Route 66 is one of the most famous roads in the world. There are numerous songs about the feeling of life on the American highways, including Aretha Franklin’s song “Freeway to love” or “Get your kicks on Route 66”, which was first heard on Nat King Cole’s record in 1946. “…if you ever plan to motor west, travel my way, take the highway that is best…”: the text already hints at the emotions connected with the road. They range from hopes for a better life to dreams of freedom and a simple love of adventure. Frank Castorf’s “Das Rheingold” also takes place at a petrol station and in the “Golden Motel” on Route 66. Exclusively for our members, we have provided the introductory lectures by Sven Friedrich in the members-only section of our website relating to the specific production. In his lecture on “Das Rheingold” he talks about Route 66.
The beginnings of Route 66 go back to the dream of the early 20s of creating a trading route between Chicago and the financially powerful West coast. It was not long before the connecting link right across the country was used by people looking for work in the wealthy West, so that is became a symbol of a new life. “People come onto 66 from tributary waggon tracks and rutted country roads. 66 is the mother road, the road of flight,” is how John Steinbeck describes the highway in his monumental work “The Grapes of Wrath”. During the 2nd World War too, the transcontinental link was an important route for long columns of lorries and military convoys carrying soldiers across the entire country or other soldiers heading home.
In contrast to this, the 50s and 60s were marked by affluence, with good wages paid and more leisure than ever before, when families celebrated their prosperity and modern life. Route 66 now became a symbol of travelling and took on its “typical” appearance: garish billboards and eye-catching neon signs drew attention to petrol stations, fast-food restaurants, motels with swimming pools and small shops, which were arranged at strategically convenient intervals along the highway.

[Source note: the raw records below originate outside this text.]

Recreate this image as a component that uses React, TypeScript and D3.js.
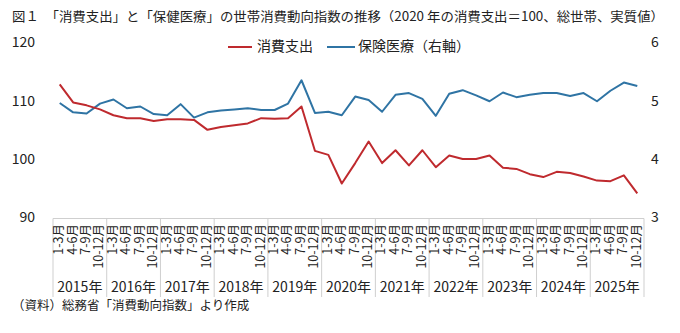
import React from "react";
import * as d3 from "d3";

const years = ["2015年", "2016年", "2017年", "2018年", "2019年", "2020年", "2021年", "2022年", "2023年", "2024年", "2025年"];
const quarterLabels = ["1-3月", "4-6月", "7-9月", "10-12月"];

// 消費支出 (left axis)
const consumption = [
  113.0, 109.9, 109.4, 108.7, 107.7, 107.2, 107.2, 106.7, 107.0, 107.0, 106.9,
  105.2, 105.7, 106.0, 106.3, 107.2, 107.1, 107.2, 109.2, 101.6, 100.9, 96.0,
  99.5, 103.2, 99.5, 101.7, 99.1, 101.7, 98.8, 100.8, 100.2, 100.2, 100.8,
  98.7, 98.5, 97.6, 97.1, 98.0, 97.8, 97.2, 96.5, 96.4, 97.4, 94.3,
];

// 保険医療 (right axis)
const medical = [
  4.98, 4.82, 4.80, 4.97, 5.04, 4.89, 4.92, 4.79, 4.77, 4.96, 4.73,
  4.82, 4.85, 4.87, 4.89, 4.86, 4.86, 4.97, 5.37, 4.81, 4.83, 4.77,
  5.09, 5.03, 4.83, 5.12, 5.15, 5.05, 4.76, 5.14, 5.20, 5.11, 5.01,
  5.16, 5.08, 5.12, 5.15, 5.15, 5.10, 5.15, 5.01, 5.19, 5.33, 5.27,
];

const leftTicks = [90, 100, 110, 120];
const rightTicks = [3, 4, 5, 6];

const seriesNames = ["消費支出", "保険医療（右軸）"];
const title = "図１　「消費支出」と「保健医療」の世帯消費動向指数の推移（2020 年の消費支出＝100、総世帯、実質値）";
const source = "（資料）総務省「消費動向指数」より作成";

const RED = "#bf2a2e";
const BLUE = "#2f74a4";
const FONT = "'Noto Sans CJK JP', 'Noto Sans', sans-serif";
const NUMFONT = "'Liberation Sans Narrow', 'Noto Sans CJK JP', sans-serif";

export default function App() {
  const W = 680;
  const H = 333;
  const left = 53;
  const right = 644;
  const top = 43.5;
  const bottom = 218.5;

  const n = consumption.length;
  const x = d3.scaleBand<number>().domain(d3.range(n)).range([left, right]).padding(0);
  const bw = x.bandwidth();
  const cx = (i: number) => (x(i) as number) + bw / 2;
  const yL = d3.scaleLinear().domain([90, 120]).range([bottom, top]);
  const yR = d3.scaleLinear().domain([3, 6]).range([bottom, top]);

  const lineL = d3.line<number>().x((_, i) => cx(i)).y((d) => yL(d));
  const lineR = d3.line<number>().x((_, i) => cx(i)).y((d) => yR(d));

  const sepBottom = 297;

  return (
    <svg width={W} height={H} style={{ position: "absolute", left: 0, top: 0, background: "#fff" }}>
      <text x={12} y={18} fontSize={12.6} fontFamily={FONT} fill="#222" dominantBaseline="middle" textLength={652} lengthAdjust="spacingAndGlyphs">
        {title}
      </text>

      {/* legend */}
      <line x1={228} x2={252} y1={47} y2={47} stroke={RED} strokeWidth={2} />
      <text x={257} y={47} fontSize={14} fontFamily={FONT} fill="#222" dominantBaseline="middle">{seriesNames[0]}</text>
      <line x1={327} x2={355} y1={47} y2={47} stroke={BLUE} strokeWidth={2} />
      <text x={358} y={47} fontSize={14} fontFamily={FONT} fill="#222" dominantBaseline="middle">{seriesNames[1]}</text>

      {/* left ticks */}
      {leftTicks.map((t) => (
        <text key={"l" + t} x={35} y={yL(t)} textAnchor="end" dominantBaseline="middle" fontSize={14} fontFamily={NUMFONT} fill="#222">
          {t}
        </text>
      ))}
      {rightTicks.map((t) => (
        <text key={"r" + t} x={651} y={yR(t)} textAnchor="start" dominantBaseline="middle" fontSize={14} fontFamily={NUMFONT} fill="#222">
          {t}
        </text>
      ))}

      {/* x axis */}
      <line x1={left} x2={right} y1={bottom} y2={bottom} stroke="#cfcfcf" strokeWidth={1} />
      {d3.range(years.length + 1).map((k) => {
        const xx = k < years.length ? (x(k * 4) as number) : right;
        return <line key={"s" + k} x1={xx} x2={xx} y1={bottom} y2={sepBottom} stroke="#cfcfcf" strokeWidth={1} />;
      })}
      {d3.range(n).map((i) => (
        <text
          key={"q" + i}
          transform={`translate(${cx(i)},${224}) rotate(-90)`}
          textAnchor="end"
          dominantBaseline="middle"
          fontSize={12.5}
          fontFamily={NUMFONT}
          fill="#222"
        >
          {quarterLabels[i % 4]}
        </text>
      ))}
      {years.map((yname, k) => (
        <text key={"y" + k} x={(x(k * 4) as number) + bw * 2} y={288} textAnchor="middle" dominantBaseline="middle" fontSize={14} fontFamily={NUMFONT} fill="#222">
          {yname}
        </text>
      ))}

      {/* lines */}
      <path d={lineR(medical) || ""} fill="none" stroke={BLUE} strokeWidth={2} strokeLinejoin="round" />
      <path d={lineL(consumption) || ""} fill="none" stroke={RED} strokeWidth={2} strokeLinejoin="round" />

      <text x={12} y={307} fontSize={12.5} fontFamily={FONT} fill="#222" dominantBaseline="middle">{source}</text>
    </svg>
  );
}
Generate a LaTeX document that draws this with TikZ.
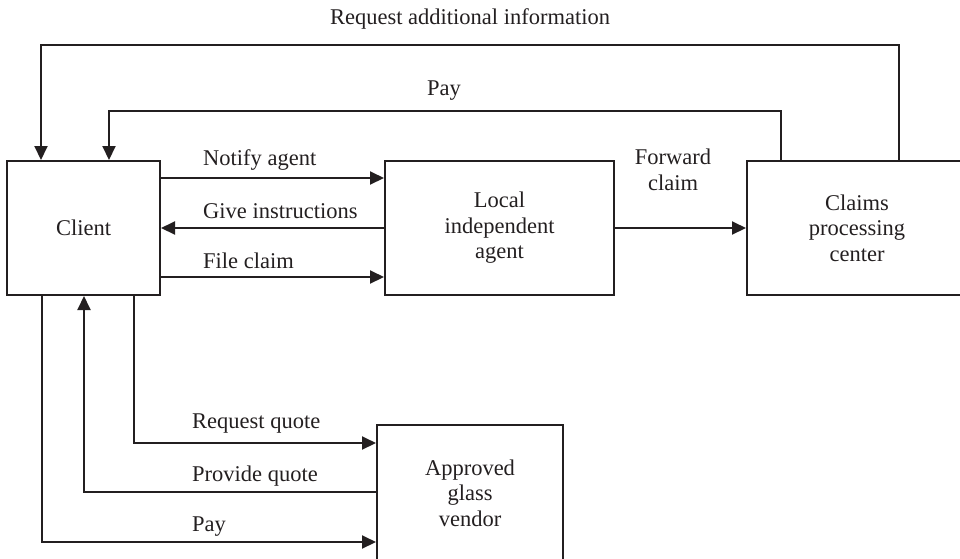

The oil crisis of the 70s brought difficult times for Route 66, and more and more businesses along the road are becoming increasingly dilapidated. Since 1985, Route 66 has no longer been a US highway, but the “Historic Route 66” has been set up in some sections through Illinois, Oklahoma, Texas, New Mexico and Arizona, which attract numerous visitors every year, who come seeking adventure and hoping to experience the magic of the road.